The framing and flooring took several days for the client to handle directly. The acoustic membrane and foam install took one full day with two installers. The path to STC 50 reference covers the lower-cost variant if budget is the constraint, while this build documents the STC 65 endpoint.
Conclusion: Home Music and Recording Studio Soundproofing
The garage-to-studio build shows what STC 65 and RT60 0.3 seconds actually look like in a real residential space on a real budget. Wall Blokker Pro for the blocking, floating floor for the structure-borne path, foam absorption for the recording room reverb. The same playbook scales to any home music studio, recording studio, or music room build. Meet the engineers who walked this project.
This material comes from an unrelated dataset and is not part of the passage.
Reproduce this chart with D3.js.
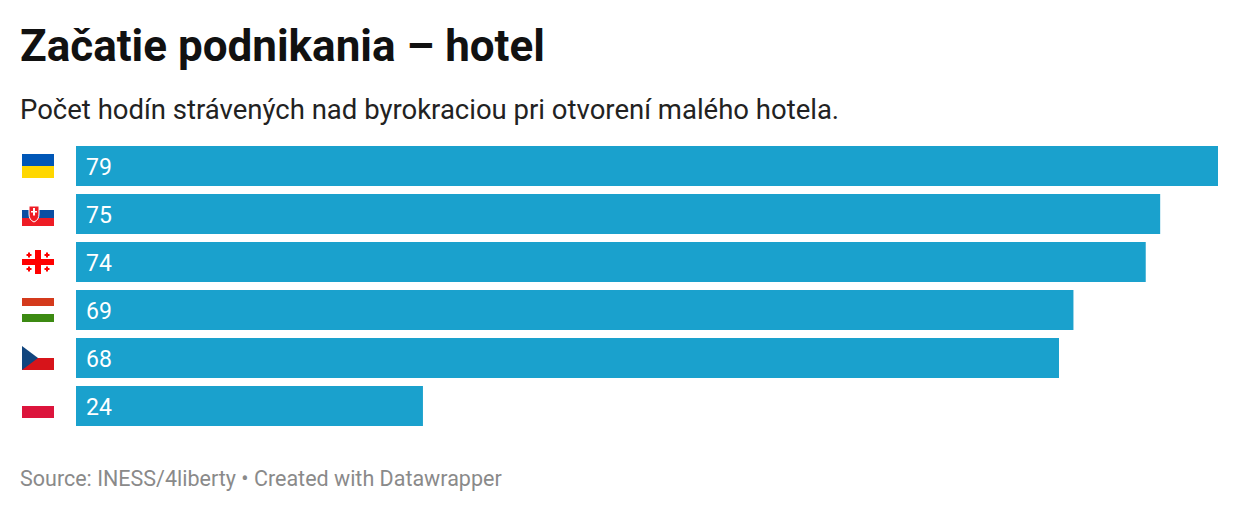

FAQs: Home Music and Recording Studio Soundproofing
What STC do you need for a home music studio?
Most home music studios target STC 60 to 65 on exterior walls so that band-volume content does not bleed to neighbors at any hour. Lower STC values work for quiet practice rooms, but full-band recording typically needs the STC 60-plus range.
How much does soundproofing a home recording studio cost?
A working band budget for a garage-scale home recording studio lands in the $4,000 to $8,000 range when the client handles the framing. Custom built-in-place studios with separate foundations and floating floors run significantly higher.
Can you soundproof a music studio in a garage?
Yes, and a detached garage is one of the better starting points because the structure already sits on a separate foundation from the main house. The garage shell becomes the outer room in a room-within-a-room build, which is the standard music studio design pattern.
What RT60 should a recording room target?
Most recording rooms target RT60 in the 0.2 to 0.4 second range. Below 0.2 seconds the room reads acoustically dead and recordings come out lifeless. Above 0.5 seconds the room adds its own coloration to the take. 0.3 seconds is a common working number.